December 19, 2010 10:08 IST
Ahead of the 2009 general elections in India, the United States was worried about a possible Third Front coming to power with the Left parties playing a major role in it.

In an assessment on February 12 that year, the US embassy in New Delhi had said that while Congress and Bharatiya Janata Party would not come to power on their own, "the worst scenario for the US-India relationship would be one in which a Third Front forms a government that excludes both the Congress and the BJP.

"Under those circumstances, the Communist parties will likely wield great influence in a coalition," an embassy cable released by whistle blower web site Wikileaks said.

The general elections were held in April-May, 2009.

The cable, signed by then US Ambassador David C Mulford, also noted that both BJP and Congress would support a closer US-India relationship.

But if these two parties forged a coalition with regional parties to form the government, "their ability to move forward aggressively on Indo-US relations will be constrained by the disproportionate power of smaller parties, which have narrower agendas that frequently do not extend to foreign policy issues," the cable, meant for then US Special Representative Richard Holbrooke, said.
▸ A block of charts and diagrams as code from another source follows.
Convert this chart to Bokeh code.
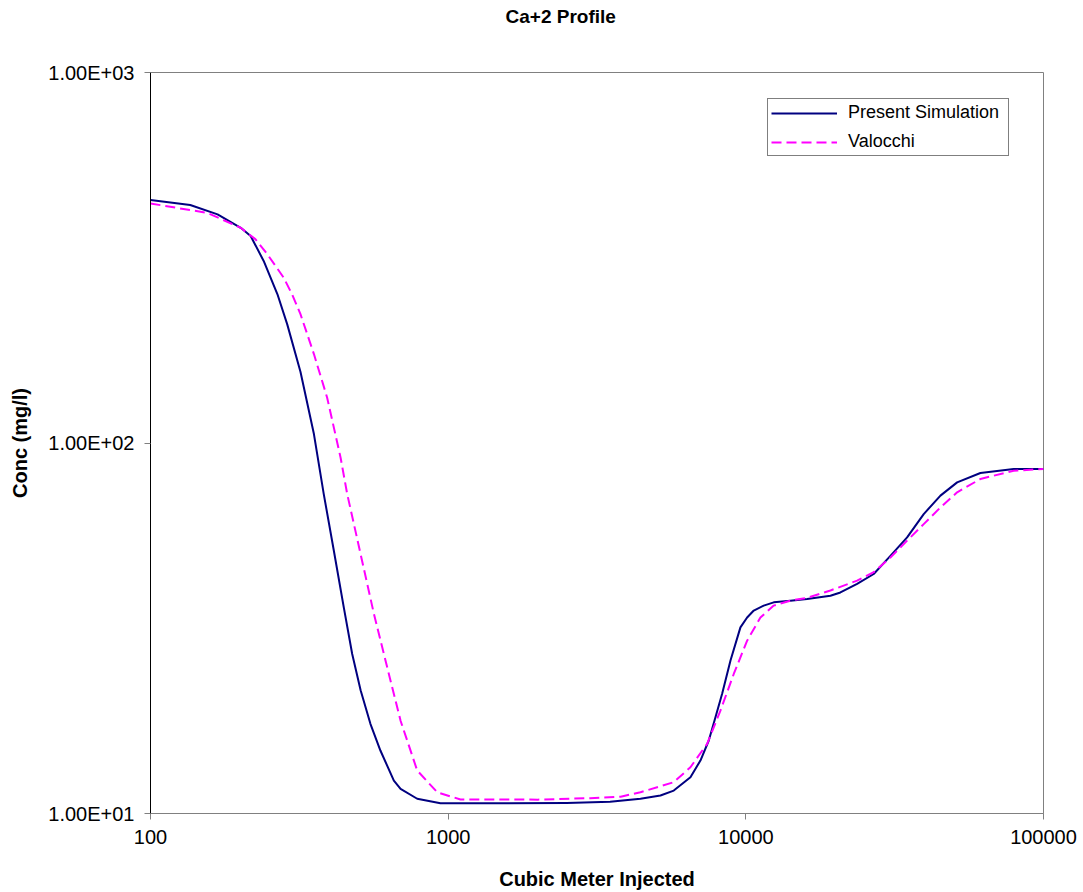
from bokeh.plotting import figure
from bokeh.models import Range1d, FixedTicker, Legend, LegendItem, Title
from bokeh.embed import file_html
from bokeh.resources import INLINE

# Present Simulation (navy, solid)
sim_x = [100, 136, 168, 201, 217, 240, 267, 288, 319, 354, 382, 413, 446, 476, 508, 548,
         592, 657, 692, 787, 942, 1500, 2500, 3500, 4426, 5166, 5726, 6515, 7038, 7508,
         7906, 8325, 8881, 9590, 10101, 10632, 11484, 12408, 14114, 16065, 19240, 20785,
         23650, 26890, 30600, 34820, 39590, 45060, 51270, 61380, 79410, 100000]
sim_y = [453, 439, 414, 381, 362, 310, 252, 209, 155.7, 105.7, 72.8, 51.2, 36.0, 26.95, 21.5, 17.46,
         14.79, 12.27, 11.65, 10.96, 10.66, 10.65, 10.68, 10.75, 10.96, 11.18, 11.53, 12.53, 13.9, 15.74,
         18.19, 21.04, 25.87, 31.8, 33.8, 35.3, 36.4, 37.15, 37.54, 37.9, 38.7, 39.5,
         41.66, 44.3, 49.6, 55.6, 64.3, 72.1, 78.3, 82.98, 85.06, 85.06]

# Valocchi (magenta, dashed)
val_x = [100, 155, 201, 225, 247, 280, 299, 319, 354, 392, 435, 458, 508, 563, 624, 692,
         787, 919, 1100, 2000, 3000, 3800, 4426, 5726, 6515, 7413, 8216, 9108, 10101,
         11194, 12408, 14114, 16065, 19240, 23650, 26890, 30600, 34820, 39590, 45060,
         51270, 61380, 79410, 100000]
val_y = [443, 418, 381, 355, 323, 279.6, 252, 222.8, 173.8, 132.7, 91.4, 72.8, 50.1, 34.6, 24.8, 17.8,
         13.06, 11.41, 10.91, 10.9, 11.0, 11.1, 11.41, 12.15, 13.33, 15.42, 18.96, 23.8, 29.28,
         33.8, 36.4, 37.54, 38.2, 40.0, 42.5, 44.8, 49.1, 54.5, 60.4, 67.0,
         73.6, 79.96, 84.2, 85.06]

x_ticks = [100, 1000, 10000, 100000]
x_tick_labels = ["100", "1000", "10000", "100000"]
y_ticks = [10, 100, 1000]
y_tick_labels = ["1.00E+01", "1.00E+02", "1.00E+03"]

FONT = "Liberation Sans"

p = figure(width=1083, height=892, x_axis_type="log", y_axis_type="log",
           x_range=Range1d(100, 100000), y_range=Range1d(10, 1000),
           output_backend="svg", toolbar_location=None,
           min_border_left=150, min_border_right=40, min_border_top=72, min_border_bottom=79)

# spacer panel between frame and title, then the title itself
spacer = Title(text=" ", text_font_size="1px", standoff=42)
p.add_layout(spacer, "above")
main_title = Title(text="Ca+2 Profile", align="left", offset=355, standoff=2,
                   text_font=FONT, text_font_size="19px", text_font_style="bold",
                   text_color="black")
p.add_layout(main_title, "above")

p.background_fill_color = "white"
p.border_fill_color = "white"
p.outline_line_color = "#808080"
p.outline_line_width = 1
p.xgrid.visible = False
p.ygrid.visible = False

r_sim = p.line(sim_x, sim_y, line_color="#000080", line_width=2, line_join="round")
r_val = p.line(val_x, val_y, line_color="#FF00FF", line_width=2, line_dash="10 5", line_join="round")

for ax, ticks, labels in ((p.xaxis[0], x_ticks, x_tick_labels), (p.yaxis[0], y_ticks, y_tick_labels)):
    ax.ticker = FixedTicker(ticks=ticks, minor_ticks=[])
    ax.major_label_overrides = {t: l for t, l in zip(ticks, labels)}
    ax.major_label_text_font = FONT
    ax.major_label_text_font_size = "20px"
    ax.major_label_text_color = "black"
    ax.major_tick_in = 0
    ax.major_tick_out = 6
    ax.minor_tick_line_color = None
    ax.axis_label_text_font = FONT
    ax.axis_label_text_font_size = "20px"
    ax.axis_label_text_font_style = "bold"
    ax.axis_label_text_color = "black"
    ax.major_label_standoff = 10

p.xaxis.axis_label = "Cubic Meter Injected"
p.yaxis.axis_label = "Conc (mg/l)"
p.xaxis.axis_line_color = "#808080"
p.xaxis.major_tick_line_color = "#808080"
p.yaxis.axis_line_color = "black"
p.yaxis.major_tick_line_color = "#808080"
p.xaxis.axis_label_standoff = 21
p.yaxis.axis_label_standoff = 14

legend = Legend(items=[LegendItem(label="Present Simulation", renderers=[r_sim]),
                       LegendItem(label="Valocchi", renderers=[r_val])],
                location=(617, 657), orientation="vertical",
                border_line_color="black", border_line_width=1,
                background_fill_color="white", background_fill_alpha=1,
                label_text_font=FONT, label_text_font_size="18px", label_text_color="black",
                glyph_width=66, glyph_height=20, label_height=20, label_width=157,
                label_standoff=11, spacing=8, padding=3, margin=0)
p.add_layout(legend, "center")

open("out.html", "w").write(file_html(p, INLINE))
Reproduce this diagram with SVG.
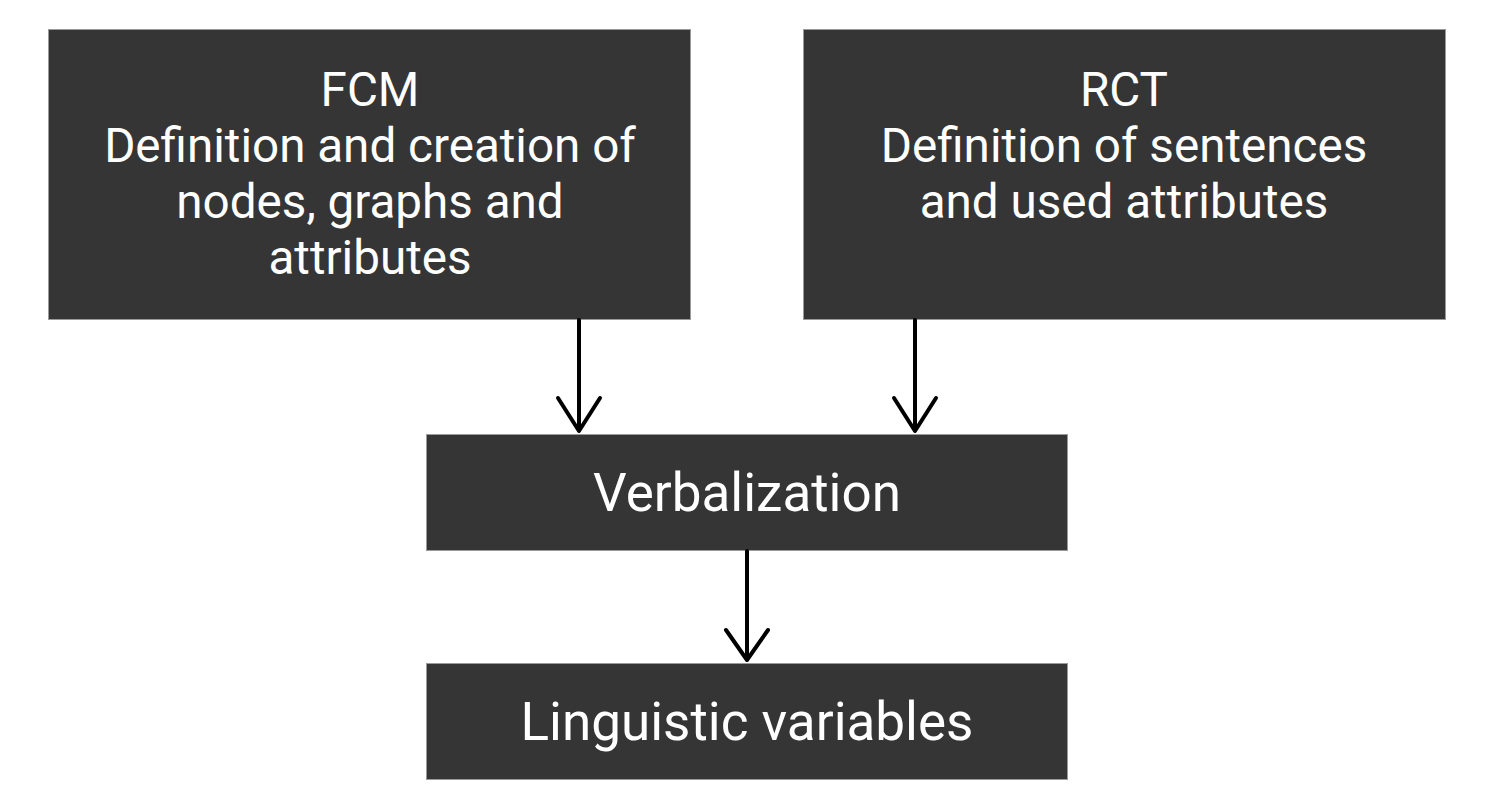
<svg xmlns="http://www.w3.org/2000/svg" width="1496" height="812" viewBox="0 0 1496 812">
<style>
.box{fill:#353535;stroke:#9a9a9a;stroke-width:1}
.t{font-family:Roboto,"Liberation Sans",sans-serif;font-size:47.6px;fill:#ffffff;text-anchor:middle}
.b{font-size:53px}
.c{stroke:#000;stroke-width:4;fill:none;stroke-linecap:round;stroke-linejoin:round}
</style>
<rect width="1496" height="812" fill="#ffffff"/>
<g id="fcm">
<rect class="box" x="48.5" y="29.5" width="642" height="290"/>
<text class="t" x="370" y="106">FCM</text>
<text class="t" x="370" y="162">Definition and creation of</text>
<text class="t" x="370" y="218">nodes, graphs and</text>
<text class="t" x="370" y="274">attributes</text>
</g>
<g id="rct">
<rect class="box" x="803.5" y="29.5" width="642" height="290"/>
<text class="t" x="1124" y="106">RCT</text>
<text class="t" x="1124" y="162">Definition of sentences</text>
<text class="t" x="1124" y="218">and used attributes</text>
</g>
<g id="verbalization">
<rect class="box" x="426.5" y="434.5" width="641" height="116"/>
<text class="t b" x="747" y="511">Verbalization</text>
</g>
<g id="linguistic">
<rect class="box" x="426.5" y="663.5" width="641" height="116"/>
<text class="t b" x="747" y="740">Linguistic variables</text>
</g>
<g id="connectors">
<path class="c" d="M579 320V430M558 398L579 431L600 398"/>
<path class="c" d="M915 320V430M894 398L915 431L936 398"/>
<path class="c" d="M747 551V659M726 630L747 660L768 630"/>
</g>
</svg>
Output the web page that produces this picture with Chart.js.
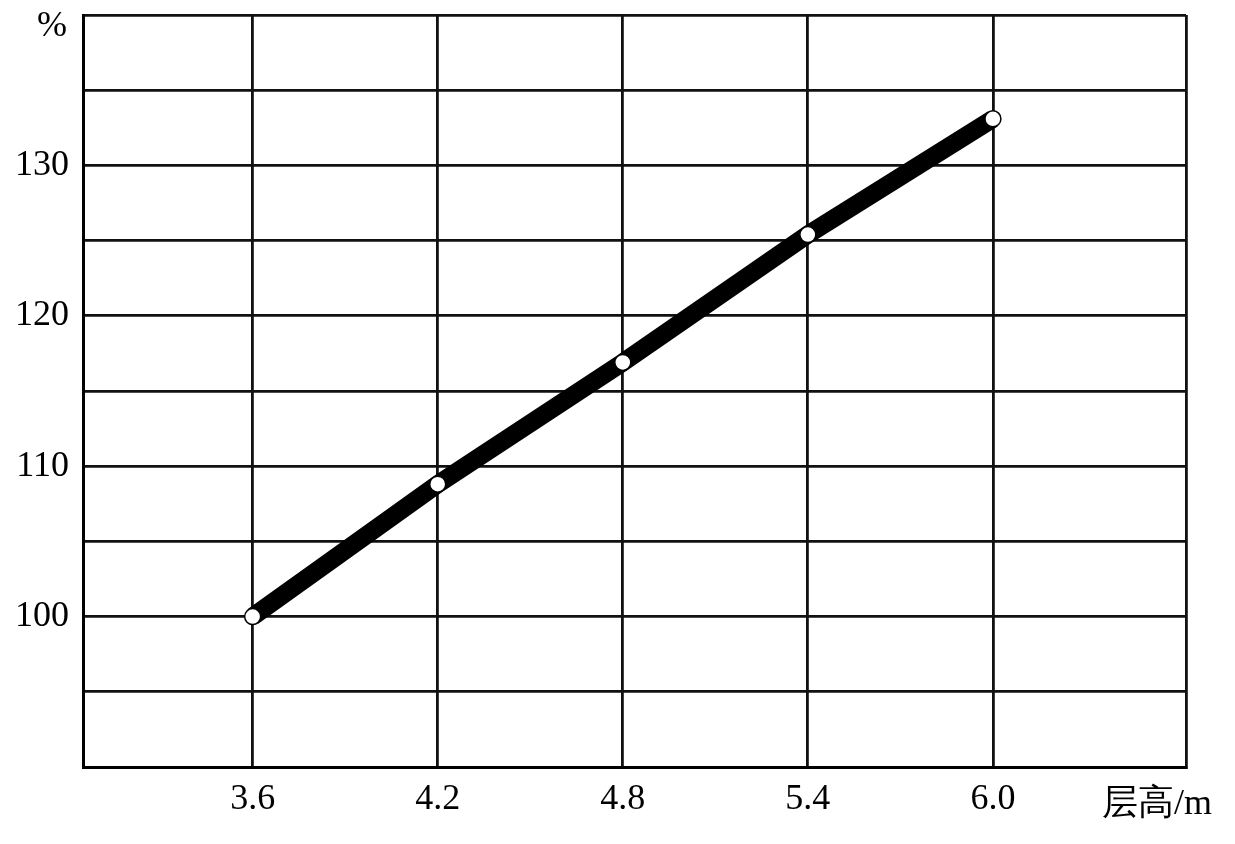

Observing that the Indo-US nuclear deal and closer strategic relations between the two nations had generated an extraordinary public debate" in India, the envoy said, "We have won this debate hands down and, as a result, the US-India relationship has a strong foundation on which to grow over the coming decades".

In the same cable, Mulford categorically says that the implementation of the nuclear agreement "requires India to take a number of steps", like bringing its International Atomic Energy Agency safeguards agreement "into force and filing a declaration of safeguarded facilities" to initiate civil nuclear cooperation.

"For the United States to fully realise the commercial benefits of cooperation, India must also follow through on its commitment to set aside nuclear reactor park sites for US firms -- as it has already done for France and Russia -- and address other industry concerns, such as patent protection and adoption of domestic liability protection," the cable said.